Net net, blue is a color people don’t necessarily “know” they “see”, which is different than being “color blind” and thus unable to detect the range.  Or they didn’t know until there was a word for it.  The sky, of course, is the most prominent example of blue for most of us, and interestingly when certain remote tribes and tiny children were asked what color the sky was, they didn’t have a word for it.  Homer didn’t have a word for blue, either, and it didn’t show up in any early civilizations except Egypt.

This seemed to me like an extension of my  year’s preoccupation with the invisible 97% of everything.  As in, we use three percent of our brain power, we perceive three percent of what’s around us.  Just as the indigenous peoples of the Caribbean couldn’t see the Spaniard’s  black ships, and many through the ages didn’t see the sky as blue- we really do see what we expect to see, and it’s pretty hard to see something we’ve never seen before.  Which is why lost objects turn up in the oddest places where we’ve already looked twenty times, probably, and why habits are so hard to break- especially the habits of resistance.  It’s also interesting that this 3%/97% thing is kind of mimicked in our economics now.  You know, the one percent? Less than three but if you’re honest, it really does take up the bulk of the spectrum, that one percent of humanity.

So as always, it is indeed about how able one is to see what is really in front of one.  This takes a tremendous amount of energy since at this point, it has a great deal to do with rising above the “glamour” that has been thrown over things- how they appear to be.  Which is  quite a bit different than how they actually ARE.   The ancients knew about this, but in our historical epoch we seem to have enshrined glamour and forgotten what it really is.  And what it really is, is something the purpose of which is to, essentially, mislead people.

In a way, then, life is like learning to see the color blue.  You observe the sky where it resides, and have to separate the quality of the sky from the “it” of it, sort of.  Blue is an aspect of something huge; as long as we simply look at that huge thing thinking we “know” it, we may not see all the rest of it- in short, we’re seeing, what? about three percent.

Somehow this all connected with the newest leap, which has to do with abandoning all hope of having internet at home for now, at least.  The Partner pointed out that I was spending so much time struggling with it that nothing was getting done.  My time was taken up in dealing with, let’s say, the sky.  And I couldn’t tell it was blue, more or less.  My tendency was to keep struggling since the three percent I saw…well, that was it.  Now, there’s a new bunch of arrangements coming up, and I’ve been a bit surprised at how my Inner Mob, the one with the stakes and lit torches, is clamoring for things to stay the same- it’s too scary to contemplate a round world rather than a flat one.   This has been very instructive in terms of looking around at everything going on in the larger world.   And it reminded me of a pretty basic instruction that goes across the board, which is- take a deep breath, get quiet, then open your eyes and let yourself see what you’re looking at.  Even if you do it in tiny increments, ultimately it puts you in a much more sound position.  Even if you do it now, in this crazy world and it is a bit scary to see that things are not what you thought they were.  Just think.  If everyone actually opened their eyes and took a good look?

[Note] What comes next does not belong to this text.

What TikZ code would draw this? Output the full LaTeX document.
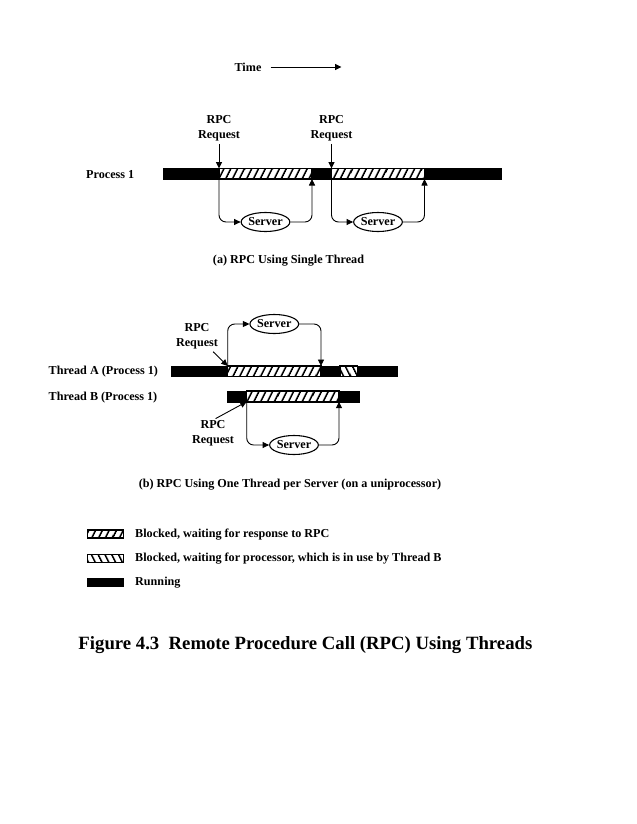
\documentclass[tikz,border=0pt]{standalone}
\usepackage{fontspec}
\setmainfont{Liberation Serif}
\usetikzlibrary{arrows.meta,shapes.geometric,patterns.meta}
\tikzset{
  lbl/.style={font=\fontsize{12.2}{15}\selectfont\bfseries, inner sep=0pt, align=center},
  srv/.style={lbl, ellipse, draw, line width=1.1bp, minimum width=46bp, minimum height=19bp},
  conn/.style={line width=0.9bp, rounded corners=7bp},
  tip/.style={-{Triangle[length=6.5bp,width=6bp]}},
  run/.style={fill=black},
  waitrpc/.style={draw=black, line width=1.1bp, preaction={fill=white},
    pattern={Lines[angle=63,distance=6bp,line width=2bp]}},
  waitcpu/.style={draw=black, line width=1.1bp, preaction={fill=white},
    pattern={Lines[angle=-63,distance=6bp,line width=2bp]}}
}
\begin{document}
\begin{tikzpicture}[x=1bp,y=-1bp]
    \useasboundingbox (0,0) rectangle (637,824);
    % time axis
    \node[lbl] (time) at (248,67) {Time};
    \coordinate (tend) at (341.5,67);
    \draw[conn,tip,shorten <=9bp] (time.east) -- (tend);
    % (a) single thread
    \node[lbl,anchor=west] (proc) at (86,175) {Process 1};
    \draw[run] (163,168.5) rectangle (501,179);
    \foreach \i/\s/\e in {1/219/312,2/331.5/424.5}{
        \draw[waitrpc] (\s,168.5) rectangle (\e,179);
        \node[lbl] (req\i) at (\s,128) {RPC\\Request};
        \node[srv] (srv\i) at ({(\s+\e)/2},222) {Server};
        \coordinate (in\i) at (\s,168.5);
        \coordinate (go\i) at (\s,179);
        \coordinate (back\i) at (\e,179);
        \draw[conn,tip,shorten <=3bp] (req\i) -- (in\i);
        \draw[conn,tip] (go\i) |- (srv\i);
        \draw[conn,tip] (srv\i) -| (back\i);
    }
    \node[lbl] (capa) at (288.5,261) {(a) RPC Using Single Thread};
    % (b) one thread per server
    \node[lbl,anchor=west] (thra) at (48.5,371.5) {Thread A (Process 1)};
    \node[lbl,anchor=west] (thrb) at (48.5,398) {Thread B (Process 1)};
    \draw[run] (171,366) rectangle (397,376.5);
    \draw[waitrpc] (227.7,366) rectangle (321,376.5);
    \draw[waitcpu] (340,366) rectangle (357.3,376.5);
    \draw[run] (226.7,391) rectangle (359,401.7);
    \draw[waitrpc] (246.7,391) rectangle (339,401.7);
    \coordinate (ina) at (227.7,366);
    \coordinate (backa) at (321,366);
    \coordinate (inb) at (246.7,401.7);
    \coordinate (backb) at (339,401.7);
    \node[lbl] (reqa) at (197,336) {RPC\\Request};
    \node[srv] (srva) at (274.3,324) {Server};
    \draw[conn,tip,shorten <=4bp] (reqa) -- (ina);
    \draw[conn,tip] (ina) |- (srva);
    \draw[conn,tip] (srva) -| (backa);
    \node[lbl] (reqb) at (213,433) {RPC\\Request};
    \node[srv] (srvb) at (294,445) {Server};
    \draw[conn,tip,shorten <=3bp] (reqb.north) -- (inb);
    \draw[conn,tip] (inb) |- (srvb);
    \draw[conn,tip] (srvb) -| (backb);
    \node[lbl] (capb) at (290,485) {(b) RPC Using One Thread per Server (on a uniprocessor)};
    % legend
    \foreach \y/\st/\t in {534/waitrpc/{Blocked, waiting for response to RPC},
        558.3/waitcpu/{Blocked, waiting for processor, which is in use by Thread B},
        581.7/run/Running}{
        \draw[\st] (87.3,\y-4) rectangle (123.3,\y+4);
        \node[lbl,anchor=west] at (135,\y+0.5) {\t};
    }
    \node[lbl,font=\fontsize{18.8}{20}\selectfont\bfseries,anchor=west] (title) at (78.3,645.5)
        {Figure 4.3\hspace{0.5em}Remote Procedure Call (RPC) Using Threads};
\end{tikzpicture}
\end{document}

Things might change, no matter how many cones you’ve got.  I think many of us are hoping for this on many levels.

Meanwhile, here on the planet where time has no meaning, the power’s gone out again- the continuing story of Our Week of Bad Breakers.  Catch you later, Gentle Reader.

5 responses to this post.

  1. Interesting post. I’ll think of blue in a whole new light.


    • Thank you! I thought it was pretty amazing, kind of like as long as people thought of the sky as an entity unto itself they didn’t “see” the color- and I think it is dogs who don’t see rainbows because of how their eyes are configured- yet we all like to go around so confidently as though we know what we’re looking at. It’s quite a world!